→ Task statement
Hand back each line, unchanged, from the top down to the line where "linewidth=1.2, legend=False, ax=ax)" sits.

═══

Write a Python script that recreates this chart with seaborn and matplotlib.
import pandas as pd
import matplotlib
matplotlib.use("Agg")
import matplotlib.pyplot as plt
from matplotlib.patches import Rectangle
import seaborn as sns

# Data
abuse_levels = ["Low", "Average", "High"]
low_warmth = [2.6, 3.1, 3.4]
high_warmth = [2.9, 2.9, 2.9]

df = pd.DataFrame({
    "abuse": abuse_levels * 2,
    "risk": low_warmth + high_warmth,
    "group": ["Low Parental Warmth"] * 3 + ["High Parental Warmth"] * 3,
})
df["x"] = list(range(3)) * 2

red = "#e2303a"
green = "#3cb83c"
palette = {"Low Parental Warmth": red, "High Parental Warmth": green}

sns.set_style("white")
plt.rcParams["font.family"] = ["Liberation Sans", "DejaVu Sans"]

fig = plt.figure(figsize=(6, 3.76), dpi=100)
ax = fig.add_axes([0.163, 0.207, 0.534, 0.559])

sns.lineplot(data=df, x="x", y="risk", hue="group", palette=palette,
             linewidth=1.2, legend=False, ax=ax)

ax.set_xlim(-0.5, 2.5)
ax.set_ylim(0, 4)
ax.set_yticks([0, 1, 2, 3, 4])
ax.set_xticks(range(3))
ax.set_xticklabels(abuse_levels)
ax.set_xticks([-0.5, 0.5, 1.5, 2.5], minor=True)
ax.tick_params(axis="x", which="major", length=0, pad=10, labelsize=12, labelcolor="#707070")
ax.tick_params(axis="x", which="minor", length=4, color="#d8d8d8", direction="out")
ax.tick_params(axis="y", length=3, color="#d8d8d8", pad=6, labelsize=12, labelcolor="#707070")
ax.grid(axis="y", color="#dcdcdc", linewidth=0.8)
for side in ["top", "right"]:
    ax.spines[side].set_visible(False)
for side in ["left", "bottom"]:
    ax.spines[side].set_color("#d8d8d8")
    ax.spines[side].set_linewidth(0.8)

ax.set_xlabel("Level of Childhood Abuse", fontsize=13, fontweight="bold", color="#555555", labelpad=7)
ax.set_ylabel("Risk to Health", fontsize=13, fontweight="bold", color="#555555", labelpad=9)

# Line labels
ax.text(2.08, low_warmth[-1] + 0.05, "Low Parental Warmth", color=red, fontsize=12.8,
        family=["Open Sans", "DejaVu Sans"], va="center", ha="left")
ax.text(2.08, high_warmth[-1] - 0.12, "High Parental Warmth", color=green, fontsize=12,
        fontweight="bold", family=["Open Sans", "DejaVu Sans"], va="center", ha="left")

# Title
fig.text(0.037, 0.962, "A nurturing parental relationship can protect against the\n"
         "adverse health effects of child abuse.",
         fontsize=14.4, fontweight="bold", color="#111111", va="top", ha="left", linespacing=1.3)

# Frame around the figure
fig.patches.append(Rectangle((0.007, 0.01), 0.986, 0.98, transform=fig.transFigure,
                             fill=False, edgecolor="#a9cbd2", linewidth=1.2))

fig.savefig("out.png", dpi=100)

═══

→ Reply
Write a Python script that recreates this chart with seaborn and matplotlib.
import pandas as pd
import matplotlib
matplotlib.use("Agg")
import matplotlib.pyplot as plt
from matplotlib.patches import Rectangle
import seaborn as sns

# Data
abuse_levels = ["Low", "Average", "High"]
low_warmth = [2.6, 3.1, 3.4]
high_warmth = [2.9, 2.9, 2.9]

df = pd.DataFrame({
    "abuse": abuse_levels * 2,
    "risk": low_warmth + high_warmth,
    "group": ["Low Parental Warmth"] * 3 + ["High Parental Warmth"] * 3,
})
df["x"] = list(range(3)) * 2

red = "#e2303a"
green = "#3cb83c"
palette = {"Low Parental Warmth": red, "High Parental Warmth": green}

sns.set_style("white")
plt.rcParams["font.family"] = ["Liberation Sans", "DejaVu Sans"]

fig = plt.figure(figsize=(6, 3.76), dpi=100)
ax = fig.add_axes([0.163, 0.207, 0.534, 0.559])

sns.lineplot(data=df, x="x", y="risk", hue="group", palette=palette,
             linewidth=1.2, legend=False, ax=ax)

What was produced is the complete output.